* Task description: Quote every line as written. Omit pictures.

[start]

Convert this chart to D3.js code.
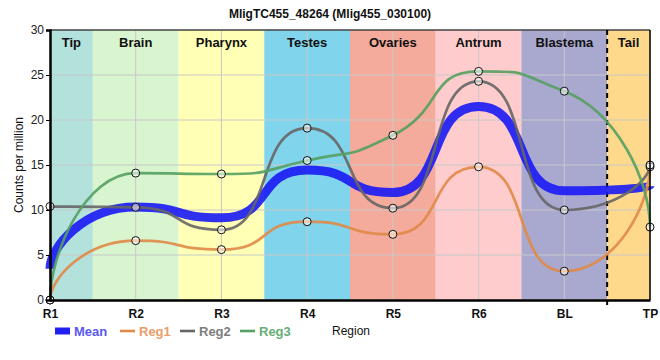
<!DOCTYPE html>
<html><head><meta charset="utf-8">
<script src="https://cdn.jsdelivr.net/npm/d3@7"></script>
<style>body{margin:0;background:#fff;} svg{display:block;font-family:"Liberation Sans",Arial,sans-serif;}</style>
</head><body>
<svg id="c" width="660" height="360"></svg>
<script>
const categories = ["R1","R2","R3","R4","R5","R6","BL","TP"];
const reg1 = [0, 6.6, 5.6, 8.7, 7.3, 14.8, 3.2, 14.8];
const reg2 = [10.4, 10.3, 7.8, 19.1, 10.2, 24.3, 10.0, 15.0];
const reg3 = [0, 14.1, 14.0, 15.5, 18.3, 25.4, 23.2, 8.1];
const mean = categories.map((c,i)=>(reg1[i]+reg2[i]+reg3[i])/3);
const regions = ["Tip","Brain","Pharynx","Testes","Ovaries","Antrum","Blastema","Tail"];
const regionColors = ["#b3e2dd","#d8f5d0","#ffffb5","#80d4ec","#f5ab9c","#ffcccd","#a9a8cf","#ffd98b"];
const yTicks = [0,5,10,15,20,25,30];

const svg = d3.select("#c");
const L=50, R=650, T=30, B=300;
const x = d3.scalePoint().domain(categories).range([L,R]);
const y = d3.scaleLinear().domain([0,30]).range([B,T]);
const step = x.step();

// smooth spline with clamped tangents (no false extremes), long handles
function splinePath(vals){
  const pts = vals.map((v,i)=>[x(categories[i]), y(v)]);
  const n = pts.length, f = 0.6, e = 0.35;
  const lc = [], rc = [];
  for(let i=1;i<n-1;i++){
    const [px,py]=pts[i], [ax,ay]=pts[i-1], [bx,by]=pts[i+1];
    let lx = px - f*(px-ax), rx = px + f*(bx-px);
    let ly = py + f*(ay-py), ry = py + f*(by-py);
    const corr = (ry-ly)*(rx-px)/(rx-lx) + py - ry;
    ly += corr; ry += corr;
    if (ly > ay && ly > py){ ly = Math.max(ay,py); ry = 2*py - ly; }
    else if (ly < ay && ly < py){ ly = Math.min(ay,py); ry = 2*py - ly; }
    if (ry > by && ry > py){ ry = Math.max(by,py); ly = 2*py - ry; }
    else if (ry < by && ry < py){ ry = Math.min(by,py); ly = 2*py - ry; }
    lc[i]=[lx,ly]; rc[i]=[rx,ry];
  }
  rc[0] = [pts[0][0], pts[0][1] + e*(pts[1][1]-pts[0][1])];
  lc[n-1] = [pts[n-1][0], pts[n-1][1] - e*(pts[n-1][1]-pts[n-2][1])];
  const p = d3.path();
  p.moveTo(pts[0][0], pts[0][1]);
  for(let i=1;i<n;i++){
    p.bezierCurveTo(rc[i-1][0], rc[i-1][1], lc[i][0], lc[i][1], pts[i][0], pts[i][1]);
  }
  return p.toString();
}

// bands
svg.append("g").selectAll("rect").data(regions).join("rect")
  .attr("x",(d,i)=>Math.max(L, x(categories[i])-step/2))
  .attr("width",(d,i)=>Math.min(R, x(categories[i])+step/2)-Math.max(L, x(categories[i])-step/2))
  .attr("y",T).attr("height",B-T)
  .attr("fill",(d,i)=>regionColors[i]);

// grid
svg.append("g").selectAll("line").data(yTicks).join("line")
  .attr("x1",L).attr("x2",R).attr("y1",d=>y(d)).attr("y2",d=>y(d))
  .attr("stroke","#c8c8c8").attr("stroke-width",1);
svg.append("g").selectAll("line").data(categories).join("line")
  .attr("x1",d=>x(d)).attr("x2",d=>x(d)).attr("y1",T).attr("y2",B)
  .attr("stroke","#c8c8c8").attr("stroke-width",1);

// region labels
svg.append("g").selectAll("text").data(regions).join("text")
  .attr("x",(d,i)=>(Math.max(L, x(categories[i])-step/2)+Math.min(R, x(categories[i])+step/2))/2)
  .attr("y",47).attr("text-anchor","middle")
  .attr("font-size",13).attr("font-weight","bold").attr("fill","#111").text(d=>d);

// dashed separator
const sepX = x("BL")+step/2;
svg.append("line").attr("x1",sepX).attr("x2",sepX).attr("y1",T).attr("y2",B+6)
  .attr("stroke","#000").attr("stroke-width",2).attr("stroke-dasharray","5,4");

svg.append("path").attr("d",splinePath(mean)).attr("fill","none")
  .attr("stroke","#1a1af5").attr("stroke-width",9).attr("stroke-opacity",0.9);

const series = [
  {name:"Reg1", vals:reg1, color:"#e08a48"},
  {name:"Reg2", vals:reg2, color:"#666666"},
  {name:"Reg3", vals:reg3, color:"#55a062"}
];
series.forEach(s=>{
  svg.append("path").attr("d",splinePath(s.vals)).attr("fill","none")
    .attr("stroke",s.color).attr("stroke-width",2.7).attr("stroke-opacity",0.9);
});
series.forEach(s=>{
  svg.append("g").selectAll("circle").data(s.vals).join("circle")
    .attr("cx",(d,i)=>x(categories[i])).attr("cy",d=>y(d)).attr("r",4)
    .attr("fill","rgba(255,255,255,0.55)").attr("stroke","#111").attr("stroke-width",1);
});

// borders
svg.append("line").attr("x1",L).attr("x2",R).attr("y1",T).attr("y2",T).attr("stroke","#000").attr("stroke-width",1);
svg.append("line").attr("x1",R).attr("x2",R).attr("y1",T).attr("y2",B).attr("stroke","#000").attr("stroke-width",1.5);

// axes
const yAxis = svg.append("g").attr("transform",`translate(${L},0)`)
  .call(d3.axisLeft(y).tickValues(yTicks).tickSize(4).tickPadding(2));
yAxis.select(".domain").attr("stroke-width",2.5);
yAxis.selectAll("text").attr("font-size",12).attr("fill","#222").attr("font-family","Liberation Sans, Arial, sans-serif");

const xAxis = svg.append("g").attr("transform",`translate(0,${B})`)
  .call(d3.axisBottom(x).tickSize(0).tickPadding(9));
xAxis.select(".domain").attr("stroke-width",2.5);
xAxis.selectAll("text").attr("font-size",12).attr("font-weight","bold").attr("fill","#111").attr("font-family","Liberation Sans, Arial, sans-serif");

// title
svg.append("text").attr("x",330).attr("y",18).attr("text-anchor","middle")
  .attr("font-size",12).attr("font-weight","bold").attr("fill","#111")
  .text("MligTC455_48264 (Mlig455_030100)");

// y label
svg.append("text").attr("transform","translate(23,165) rotate(-90)").attr("text-anchor","middle")
  .attr("font-size",12).attr("fill","#111").text("Counts per million");

// x label
svg.append("text").attr("x",351).attr("y",335).attr("text-anchor","middle")
  .attr("font-size",12).attr("fill","#111").text("Region");

// legend
const legend = [
  {name:"Mean", color:"#2020f5", text:"#5858f0", w:7},
  {name:"Reg1", color:"#e08a48", text:"#eb9c68", w:2.6},
  {name:"Reg2", color:"#666666", text:"#7d7d7d", w:2.6},
  {name:"Reg3", color:"#55a062", text:"#66ae75", w:2.6}
];
const lg = svg.append("g");
legend.forEach((d,i)=>{
  const lx = 55 + i*60 + (i>0?5:0);
  lg.append("line").attr("x1",lx).attr("x2",lx+15).attr("y1",331).attr("y2",331)
    .attr("stroke",d.color).attr("stroke-width",d.w);
  lg.append("text").attr("x",lx+19).attr("y",335.5).attr("font-size",13).attr("font-weight","bold")
    .attr("fill",d.text).text(d.name);
});
</script>
</body></html>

[end]

* Exercise response:
Convert this chart to D3.js code.
<!DOCTYPE html>
<html><head><meta charset="utf-8">
<script src="https://cdn.jsdelivr.net/npm/d3@7"></script>
<style>body{margin:0;background:#fff;} svg{display:block;font-family:"Liberation Sans",Arial,sans-serif;}</style>
</head><body>
<svg id="c" width="660" height="360"></svg>
<script>
const categories = ["R1","R2","R3","R4","R5","R6","BL","TP"];
const reg1 = [0, 6.6, 5.6, 8.7, 7.3, 14.8, 3.2, 14.8];
const reg2 = [10.4, 10.3, 7.8, 19.1, 10.2, 24.3, 10.0, 15.0];
const reg3 = [0, 14.1, 14.0, 15.5, 18.3, 25.4, 23.2, 8.1];
const mean = categories.map((c,i)=>(reg1[i]+reg2[i]+reg3[i])/3);
const regions = ["Tip","Brain","Pharynx","Testes","Ovaries","Antrum","Blastema","Tail"];
const regionColors = ["#b3e2dd","#d8f5d0","#ffffb5","#80d4ec","#f5ab9c","#ffcccd","#a9a8cf","#ffd98b"];
const yTicks = [0,5,10,15,20,25,30];

const svg = d3.select("#c");
const L=50, R=650, T=30, B=300;
const x = d3.scalePoint().domain(categories).range([L,R]);
const y = d3.scaleLinear().domain([0,30]).range([B,T]);
const step = x.step();

// smooth spline with clamped tangents (no false extremes), long handles
function splinePath(vals){
  const pts = vals.map((v,i)=>[x(categories[i]), y(v)]);
  const n = pts.length, f = 0.6, e = 0.35;
  const lc = [], rc = [];
  for(let i=1;i<n-1;i++){
    const [px,py]=pts[i], [ax,ay]=pts[i-1], [bx,by]=pts[i+1];
    let lx = px - f*(px-ax), rx = px + f*(bx-px);
    let ly = py + f*(ay-py), ry = py + f*(by-py);
    const corr = (ry-ly)*(rx-px)/(rx-lx) + py - ry;
    ly += corr; ry += corr;
    if (ly > ay && ly > py){ ly = Math.max(ay,py); ry = 2*py - ly; }
    else if (ly < ay && ly < py){ ly = Math.min(ay,py); ry = 2*py - ly; }
    if (ry > by && ry > py){ ry = Math.max(by,py); ly = 2*py - ry; }
    else if (ry < by && ry < py){ ry = Math.min(by,py); ly = 2*py - ry; }
    lc[i]=[lx,ly]; rc[i]=[rx,ry];
  }
  rc[0] = [pts[0][0], pts[0][1] + e*(pts[1][1]-pts[0][1])];
  lc[n-1] = [pts[n-1][0], pts[n-1][1] - e*(pts[n-1][1]-pts[n-2][1])];
  const p = d3.path();
  p.moveTo(pts[0][0], pts[0][1]);
  for(let i=1;i<n;i++){
    p.bezierCurveTo(rc[i-1][0], rc[i-1][1], lc[i][0], lc[i][1], pts[i][0], pts[i][1]);
  }
  return p.toString();
}

// bands
svg.append("g").selectAll("rect").data(regions).join("rect")
  .attr("x",(d,i)=>Math.max(L, x(categories[i])-step/2))
  .attr("width",(d,i)=>Math.min(R, x(categories[i])+step/2)-Math.max(L, x(categories[i])-step/2))
  .attr("y",T).attr("height",B-T)
  .attr("fill",(d,i)=>regionColors[i]);

// grid
svg.append("g").selectAll("line").data(yTicks).join("line")
  .attr("x1",L).attr("x2",R).attr("y1",d=>y(d)).attr("y2",d=>y(d))
  .attr("stroke","#c8c8c8").attr("stroke-width",1);
svg.append("g").selectAll("line").data(categories).join("line")
  .attr("x1",d=>x(d)).attr("x2",d=>x(d)).attr("y1",T).attr("y2",B)
  .attr("stroke","#c8c8c8").attr("stroke-width",1);

// region labels
svg.append("g").selectAll("text").data(regions).join("text")
  .attr("x",(d,i)=>(Math.max(L, x(categories[i])-step/2)+Math.min(R, x(categories[i])+step/2))/2)
  .attr("y",47).attr("text-anchor","middle")
  .attr("font-size",13).attr("font-weight","bold").attr("fill","#111").text(d=>d);

// dashed separator
const sepX = x("BL")+step/2;
svg.append("line").attr("x1",sepX).attr("x2",sepX).attr("y1",T).attr("y2",B+6)
  .attr("stroke","#000").attr("stroke-width",2).attr("stroke-dasharray","5,4");

svg.append("path").attr("d",splinePath(mean)).attr("fill","none")
  .attr("stroke","#1a1af5").attr("stroke-width",9).attr("stroke-opacity",0.9);

const series = [
  {name:"Reg1", vals:reg1, color:"#e08a48"},
  {name:"Reg2", vals:reg2, color:"#666666"},
  {name:"Reg3", vals:reg3, color:"#55a062"}
];
series.forEach(s=>{
  svg.append("path").attr("d",splinePath(s.vals)).attr("fill","none")
    .attr("stroke",s.color).attr("stroke-width",2.7).attr("stroke-opacity",0.9);
});
series.forEach(s=>{
  svg.append("g").selectAll("circle").data(s.vals).join("circle")
    .attr("cx",(d,i)=>x(categories[i])).attr("cy",d=>y(d)).attr("r",4)
    .attr("fill","rgba(255,255,255,0.55)").attr("stroke","#111").attr("stroke-width",1);
});

// borders
svg.append("line").attr("x1",L).attr("x2",R).attr("y1",T).attr("y2",T).attr("stroke","#000").attr("stroke-width",1);
svg.append("line").attr("x1",R).attr("x2",R).attr("y1",T).attr("y2",B).attr("stroke","#000").attr("stroke-width",1.5);

// axes
const yAxis = svg.append("g").attr("transform",`translate(${L},0)`)
  .call(d3.axisLeft(y).tickValues(yTicks).tickSize(4).tickPadding(2));
yAxis.select(".domain").attr("stroke-width",2.5);
yAxis.selectAll("text").attr("font-size",12).attr("fill","#222").attr("font-family","Liberation Sans, Arial, sans-serif");

const xAxis = svg.append("g").attr("transform",`translate(0,${B})`)
  .call(d3.axisBottom(x).tickSize(0).tickPadding(9));
xAxis.select(".domain").attr("stroke-width",2.5);
xAxis.selectAll("text").attr("font-size",12).attr("font-weight","bold").attr("fill","#111").attr("font-family","Liberation Sans, Arial, sans-serif");

// title
svg.append("text").attr("x",330).attr("y",18).attr("text-anchor","middle")
  .attr("font-size",12).attr("font-weight","bold").attr("fill","#111")
  .text("MligTC455_48264 (Mlig455_030100)");

// y label
svg.append("text").attr("transform","translate(23,165) rotate(-90)").attr("text-anchor","middle")
  .attr("font-size",12).attr("fill","#111").text("Counts per million");

// x label
svg.append("text").attr("x",351).attr("y",335).attr("text-anchor","middle")
  .attr("font-size",12).attr("fill","#111").text("Region");

// legend
const legend = [
  {name:"Mean", color:"#2020f5", text:"#5858f0", w:7},
  {name:"Reg1", color:"#e08a48", text:"#eb9c68", w:2.6},
  {name:"Reg2", color:"#666666", text:"#7d7d7d", w:2.6},
  {name:"Reg3", color:"#55a062", text:"#66ae75", w:2.6}
];
const lg = svg.append("g");
legend.forEach((d,i)=>{
  const lx = 55 + i*60 + (i>0?5:0);
  lg.append("line").attr("x1",lx).attr("x2",lx+15).attr("y1",331).attr("y2",331)
    .attr("stroke",d.color).attr("stroke-width",d.w);
  lg.append("text").attr("x",lx+19).attr("y",335.5).attr("font-size",13).attr("font-weight","bold")
    .attr("fill",d.text).text(d.name);
});
</script>
</body></html>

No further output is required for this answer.